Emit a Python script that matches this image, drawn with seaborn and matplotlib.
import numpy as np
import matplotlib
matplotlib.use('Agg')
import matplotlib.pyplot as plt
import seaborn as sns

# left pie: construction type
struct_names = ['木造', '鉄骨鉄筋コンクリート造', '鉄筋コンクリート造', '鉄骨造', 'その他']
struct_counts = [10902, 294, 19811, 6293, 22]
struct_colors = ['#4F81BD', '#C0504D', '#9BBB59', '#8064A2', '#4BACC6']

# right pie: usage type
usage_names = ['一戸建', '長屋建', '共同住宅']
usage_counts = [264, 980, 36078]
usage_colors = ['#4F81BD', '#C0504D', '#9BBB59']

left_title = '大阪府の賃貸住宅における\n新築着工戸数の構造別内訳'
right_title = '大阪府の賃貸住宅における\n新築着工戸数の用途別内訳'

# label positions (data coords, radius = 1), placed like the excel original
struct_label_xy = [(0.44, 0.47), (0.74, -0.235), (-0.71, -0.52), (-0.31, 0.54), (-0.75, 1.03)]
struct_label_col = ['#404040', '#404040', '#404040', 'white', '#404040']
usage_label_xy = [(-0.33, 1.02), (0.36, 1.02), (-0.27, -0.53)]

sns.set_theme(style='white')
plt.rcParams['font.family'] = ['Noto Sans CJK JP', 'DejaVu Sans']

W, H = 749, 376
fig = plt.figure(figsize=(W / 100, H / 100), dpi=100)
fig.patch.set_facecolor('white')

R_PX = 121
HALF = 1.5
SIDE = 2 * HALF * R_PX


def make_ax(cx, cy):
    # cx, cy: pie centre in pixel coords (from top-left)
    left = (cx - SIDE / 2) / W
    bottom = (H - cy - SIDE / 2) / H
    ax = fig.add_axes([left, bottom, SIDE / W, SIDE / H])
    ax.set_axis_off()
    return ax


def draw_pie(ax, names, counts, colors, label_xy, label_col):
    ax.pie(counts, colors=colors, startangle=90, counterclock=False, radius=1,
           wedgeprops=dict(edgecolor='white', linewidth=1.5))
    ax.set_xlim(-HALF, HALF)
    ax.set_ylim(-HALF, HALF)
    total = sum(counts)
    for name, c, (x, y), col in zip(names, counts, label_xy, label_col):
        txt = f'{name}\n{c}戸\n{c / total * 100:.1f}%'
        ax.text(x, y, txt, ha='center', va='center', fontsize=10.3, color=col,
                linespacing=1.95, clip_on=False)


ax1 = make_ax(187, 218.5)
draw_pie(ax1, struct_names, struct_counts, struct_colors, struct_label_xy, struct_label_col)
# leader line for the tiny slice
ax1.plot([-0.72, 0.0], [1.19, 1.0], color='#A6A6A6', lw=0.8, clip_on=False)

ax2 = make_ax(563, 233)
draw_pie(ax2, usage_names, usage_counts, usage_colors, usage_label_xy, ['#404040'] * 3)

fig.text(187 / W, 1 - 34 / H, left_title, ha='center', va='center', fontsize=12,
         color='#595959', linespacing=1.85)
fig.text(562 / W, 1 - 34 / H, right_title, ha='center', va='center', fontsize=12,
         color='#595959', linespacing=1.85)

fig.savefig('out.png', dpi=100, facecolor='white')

Instruction :: Quote exactly the stretch of lines above that starts at the first one and ends at the line with "right_title = '大阪府の賃貸住宅における\n新築着工戸数の用途別内訳'", and nothing beyond it.

Complete response ::
Emit a Python script that matches this image, drawn with seaborn and matplotlib.
import numpy as np
import matplotlib
matplotlib.use('Agg')
import matplotlib.pyplot as plt
import seaborn as sns

# left pie: construction type
struct_names = ['木造', '鉄骨鉄筋コンクリート造', '鉄筋コンクリート造', '鉄骨造', 'その他']
struct_counts = [10902, 294, 19811, 6293, 22]
struct_colors = ['#4F81BD', '#C0504D', '#9BBB59', '#8064A2', '#4BACC6']

# right pie: usage type
usage_names = ['一戸建', '長屋建', '共同住宅']
usage_counts = [264, 980, 36078]
usage_colors = ['#4F81BD', '#C0504D', '#9BBB59']

left_title = '大阪府の賃貸住宅における\n新築着工戸数の構造別内訳'
right_title = '大阪府の賃貸住宅における\n新築着工戸数の用途別内訳'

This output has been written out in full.